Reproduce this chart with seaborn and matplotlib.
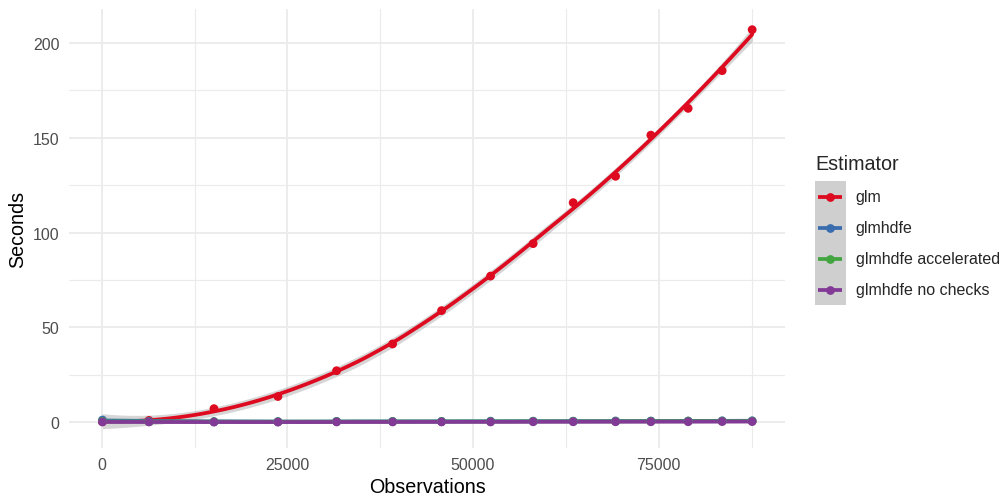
import numpy as np
import pandas as pd
import matplotlib
matplotlib.use('Agg')
import matplotlib.pyplot as plt
from matplotlib.lines import Line2D
from matplotlib.patches import Rectangle
from matplotlib.ticker import MultipleLocator, FixedLocator
import seaborn as sns

# valores
observations = [100, 6370, 15120, 23730, 31630, 39170, 45760, 52360,
                58090, 63480, 69190, 73940, 78960, 83540, 87580]
glm = [0.3, 1.0, 7.2, 13.6, 27.2, 41.3, 58.9, 77.1, 94.2, 115.8,
       129.7, 151.4, 165.5, 185.4, 207.0]
glmhdfe = [1.2, 0.5, 0.4, 0.4, 0.5, 0.5, 0.5, 0.6, 0.6, 0.6, 0.7, 0.7, 0.7, 0.8, 0.8]
glmhdfe_acc = [0.5, 0.3, 0.3, 0.3, 0.4, 0.4, 0.4, 0.4, 0.5, 0.5, 0.5, 0.5, 0.6, 0.6, 0.6]
glmhdfe_nochk = [0.2, 0.2, 0.1, 0.1, 0.2, 0.2, 0.2, 0.2, 0.3, 0.3, 0.3, 0.3, 0.3, 0.4, 0.4]

estimators = ['glm', 'glmhdfe', 'glmhdfe accelerated', 'glmhdfe no checks']
cores = ['#DD0A20', '#3A6DAE', '#43A53F', '#833A97']

df = pd.DataFrame({
    'Observations': observations * 4,
    'Seconds': glm + glmhdfe + glmhdfe_acc + glmhdfe_nochk,
    'Estimator': [e for e in estimators for _ in observations],
})


# loess (grau 2, span 0.75) com erro padrão, como o geom_smooth do ggplot
def loess_pesos(x, x0, span=0.75):
    n = len(x)
    q = int(np.floor(span * n))
    d = np.abs(x - x0)
    h = np.sort(d)[q - 1]
    u = np.clip(d / h, 0, 1)
    return (1 - u ** 3) ** 3


def loess_linha(x, x0):
    xs = x / x.max()
    w = loess_pesos(xs, x0 / x.max())
    X = np.column_stack([np.ones_like(xs), xs, xs ** 2])
    W = np.diag(w)
    A = np.linalg.pinv(X.T @ W @ X) @ X.T @ W
    t = x0 / x.max()
    return np.array([1, t, t ** 2]) @ A


def loess(x, y, grade):
    x = np.asarray(x, float)
    y = np.asarray(y, float)
    L = np.array([loess_linha(x, xi) for xi in x])
    R = np.eye(len(x)) - L
    RR = R.T @ R
    d1 = np.trace(RR)
    d2 = np.trace(RR @ RR)
    sigma = np.sqrt(np.sum((R @ y) ** 2) / d1)
    gl = d1 ** 2 / d2
    # quantil t 0.975 aproximado
    tval = 1.96 + 2.4 / gl + 2.8 / gl ** 2
    fit, se = [], []
    for g in grade:
        l = loess_linha(x, g)
        fit.append(l @ y)
        se.append(sigma * np.sqrt(np.sum(l ** 2)))
    fit = np.array(fit)
    se = np.array(se)
    return fit, fit - tval * se, fit + tval * se


sns.set_theme(style='white')
plt.rcParams['font.family'] = ['Liberation Sans', 'DejaVu Sans']

fig = plt.figure(figsize=(10.01, 5.02), dpi=100)
ax = fig.add_axes([69.3 / 1001, 1 - 449.3 / 502, (785 - 69.3) / 1001, (449.3 - 10) / 502])

# grade estilo theme_minimal
ax.set_axisbelow(True)
ax.xaxis.set_major_locator(FixedLocator([0, 25000, 50000, 75000]))
ax.xaxis.set_minor_locator(FixedLocator([12500, 37500, 62500, 87500]))
ax.yaxis.set_major_locator(MultipleLocator(50))
ax.yaxis.set_minor_locator(FixedLocator([25, 75, 125, 175]))
ax.grid(which='major', color='#EBEBEB', linewidth=1.3)
ax.grid(which='minor', color='#EBEBEB', linewidth=0.8)
for s in ax.spines.values():
    s.set_visible(False)

grade = np.linspace(min(observations), max(observations), 80)
suaves = []
for est in estimators:
    sub = df[df['Estimator'] == est]
    fit, lo, hi = loess(sub['Observations'], sub['Seconds'], grade)
    suaves.append(pd.DataFrame({'Observations': grade, 'fit': fit, 'lo': lo,
                                'hi': hi, 'Estimator': est}))
suave = pd.concat(suaves, ignore_index=True)

for est in estimators:
    s = suave[suave['Estimator'] == est]
    ax.fill_between(s['Observations'], s['lo'], s['hi'], color='#999999',
                    alpha=0.4, linewidth=0, zorder=1)

sns.lineplot(data=suave, x='Observations', y='fit', hue='Estimator',
             hue_order=estimators, palette=cores, linewidth=2.7, legend=False,
             ax=ax, zorder=2)
sns.scatterplot(data=df, x='Observations', y='Seconds', hue='Estimator',
                hue_order=estimators, palette=cores, s=40, linewidth=0,
                legend=False, ax=ax, zorder=3)

ax.set_xlim(-4360, 92000)
ax.set_ylim(-13.7, 217.9)
ax.tick_params(which='both', length=0, labelsize=11.5, labelcolor='#4D4D4D')
ax.tick_params(axis='y', pad=7)
ax.tick_params(axis='x', pad=6)
ax.set_xlabel('Observations', fontsize=14.2, color='black', labelpad=4)
ax.set_ylabel('Seconds', fontsize=14.2, color='black', labelpad=4)

# legenda desenhada à mão (estilo ggplot)
def fx(px):
    return px / 1001


def fy(py):
    return 1 - py / 502


fig.text(fx(815), fy(165), 'Estimator', fontsize=14.2, va='center', ha='left')
fig.add_artist(Rectangle((fx(815), fy(306)), fx(845.7) - fx(815), fy(181.7) - fy(306),
                         transform=fig.transFigure, facecolor='#CFCFCF', edgecolor='none'))
ys = [197.5, 228.5, 259.5, 290.5]
for est, cor, y in zip(estimators, cores, ys):
    fig.add_artist(Line2D([fx(817.7), fx(842.3)], [fy(y), fy(y)], transform=fig.transFigure,
                          color=cor, linewidth=2.7, solid_capstyle='butt'))
    fig.add_artist(Line2D([fx(830)], [fy(y)], transform=fig.transFigure, color=cor,
                          marker='o', markersize=6.3, markeredgewidth=0))
    fig.text(fx(855.7), fy(y), est, fontsize=11.5, va='center', ha='left')

plt.savefig('out.png', dpi=100)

* * * * * * * * *

▸ **Instruction**
Return the full material word for word. Do not include the pictures.

▸ **Worked solution**
Reproduce this chart with seaborn and matplotlib.
import numpy as np
import pandas as pd
import matplotlib
matplotlib.use('Agg')
import matplotlib.pyplot as plt
from matplotlib.lines import Line2D
from matplotlib.patches import Rectangle
from matplotlib.ticker import MultipleLocator, FixedLocator
import seaborn as sns

# valores
observations = [100, 6370, 15120, 23730, 31630, 39170, 45760, 52360,
                58090, 63480, 69190, 73940, 78960, 83540, 87580]
glm = [0.3, 1.0, 7.2, 13.6, 27.2, 41.3, 58.9, 77.1, 94.2, 115.8,
       129.7, 151.4, 165.5, 185.4, 207.0]
glmhdfe = [1.2, 0.5, 0.4, 0.4, 0.5, 0.5, 0.5, 0.6, 0.6, 0.6, 0.7, 0.7, 0.7, 0.8, 0.8]
glmhdfe_acc = [0.5, 0.3, 0.3, 0.3, 0.4, 0.4, 0.4, 0.4, 0.5, 0.5, 0.5, 0.5, 0.6, 0.6, 0.6]
glmhdfe_nochk = [0.2, 0.2, 0.1, 0.1, 0.2, 0.2, 0.2, 0.2, 0.3, 0.3, 0.3, 0.3, 0.3, 0.4, 0.4]

estimators = ['glm', 'glmhdfe', 'glmhdfe accelerated', 'glmhdfe no checks']
cores = ['#DD0A20', '#3A6DAE', '#43A53F', '#833A97']

df = pd.DataFrame({
    'Observations': observations * 4,
    'Seconds': glm + glmhdfe + glmhdfe_acc + glmhdfe_nochk,
    'Estimator': [e for e in estimators for _ in observations],
})


# loess (grau 2, span 0.75) com erro padrão, como o geom_smooth do ggplot
def loess_pesos(x, x0, span=0.75):
    n = len(x)
    q = int(np.floor(span * n))
    d = np.abs(x - x0)
    h = np.sort(d)[q - 1]
    u = np.clip(d / h, 0, 1)
    return (1 - u ** 3) ** 3


def loess_linha(x, x0):
    xs = x / x.max()
    w = loess_pesos(xs, x0 / x.max())
    X = np.column_stack([np.ones_like(xs), xs, xs ** 2])
    W = np.diag(w)
    A = np.linalg.pinv(X.T @ W @ X) @ X.T @ W
    t = x0 / x.max()
    return np.array([1, t, t ** 2]) @ A


def loess(x, y, grade):
    x = np.asarray(x, float)
    y = np.asarray(y, float)
    L = np.array([loess_linha(x, xi) for xi in x])
    R = np.eye(len(x)) - L
    RR = R.T @ R
    d1 = np.trace(RR)
    d2 = np.trace(RR @ RR)
    sigma = np.sqrt(np.sum((R @ y) ** 2) / d1)
    gl = d1 ** 2 / d2
    # quantil t 0.975 aproximado
    tval = 1.96 + 2.4 / gl + 2.8 / gl ** 2
    fit, se = [], []
    for g in grade:
        l = loess_linha(x, g)
        fit.append(l @ y)
        se.append(sigma * np.sqrt(np.sum(l ** 2)))
    fit = np.array(fit)
    se = np.array(se)
    return fit, fit - tval * se, fit + tval * se


sns.set_theme(style='white')
plt.rcParams['font.family'] = ['Liberation Sans', 'DejaVu Sans']

fig = plt.figure(figsize=(10.01, 5.02), dpi=100)
ax = fig.add_axes([69.3 / 1001, 1 - 449.3 / 502, (785 - 69.3) / 1001, (449.3 - 10) / 502])

# grade estilo theme_minimal
ax.set_axisbelow(True)
ax.xaxis.set_major_locator(FixedLocator([0, 25000, 50000, 75000]))
ax.xaxis.set_minor_locator(FixedLocator([12500, 37500, 62500, 87500]))
ax.yaxis.set_major_locator(MultipleLocator(50))
ax.yaxis.set_minor_locator(FixedLocator([25, 75, 125, 175]))
ax.grid(which='major', color='#EBEBEB', linewidth=1.3)
ax.grid(which='minor', color='#EBEBEB', linewidth=0.8)
for s in ax.spines.values():
    s.set_visible(False)

grade = np.linspace(min(observations), max(observations), 80)
suaves = []
for est in estimators:
    sub = df[df['Estimator'] == est]
    fit, lo, hi = loess(sub['Observations'], sub['Seconds'], grade)
    suaves.append(pd.DataFrame({'Observations': grade, 'fit': fit, 'lo': lo,
                                'hi': hi, 'Estimator': est}))
suave = pd.concat(suaves, ignore_index=True)

for est in estimators:
    s = suave[suave['Estimator'] == est]
    ax.fill_between(s['Observations'], s['lo'], s['hi'], color='#999999',
                    alpha=0.4, linewidth=0, zorder=1)

sns.lineplot(data=suave, x='Observations', y='fit', hue='Estimator',
             hue_order=estimators, palette=cores, linewidth=2.7, legend=False,
             ax=ax, zorder=2)
sns.scatterplot(data=df, x='Observations', y='Seconds', hue='Estimator',
                hue_order=estimators, palette=cores, s=40, linewidth=0,
                legend=False, ax=ax, zorder=3)

ax.set_xlim(-4360, 92000)
ax.set_ylim(-13.7, 217.9)
ax.tick_params(which='both', length=0, labelsize=11.5, labelcolor='#4D4D4D')
ax.tick_params(axis='y', pad=7)
ax.tick_params(axis='x', pad=6)
ax.set_xlabel('Observations', fontsize=14.2, color='black', labelpad=4)
ax.set_ylabel('Seconds', fontsize=14.2, color='black', labelpad=4)

# legenda desenhada à mão (estilo ggplot)
def fx(px):
    return px / 1001


def fy(py):
    return 1 - py / 502


fig.text(fx(815), fy(165), 'Estimator', fontsize=14.2, va='center', ha='left')
fig.add_artist(Rectangle((fx(815), fy(306)), fx(845.7) - fx(815), fy(181.7) - fy(306),
                         transform=fig.transFigure, facecolor='#CFCFCF', edgecolor='none'))
ys = [197.5, 228.5, 259.5, 290.5]
for est, cor, y in zip(estimators, cores, ys):
    fig.add_artist(Line2D([fx(817.7), fx(842.3)], [fy(y), fy(y)], transform=fig.transFigure,
                          color=cor, linewidth=2.7, solid_capstyle='butt'))
    fig.add_artist(Line2D([fx(830)], [fy(y)], transform=fig.transFigure, color=cor,
                          marker='o', markersize=6.3, markeredgewidth=0))
    fig.text(fx(855.7), fy(y), est, fontsize=11.5, va='center', ha='left')

plt.savefig('out.png', dpi=100)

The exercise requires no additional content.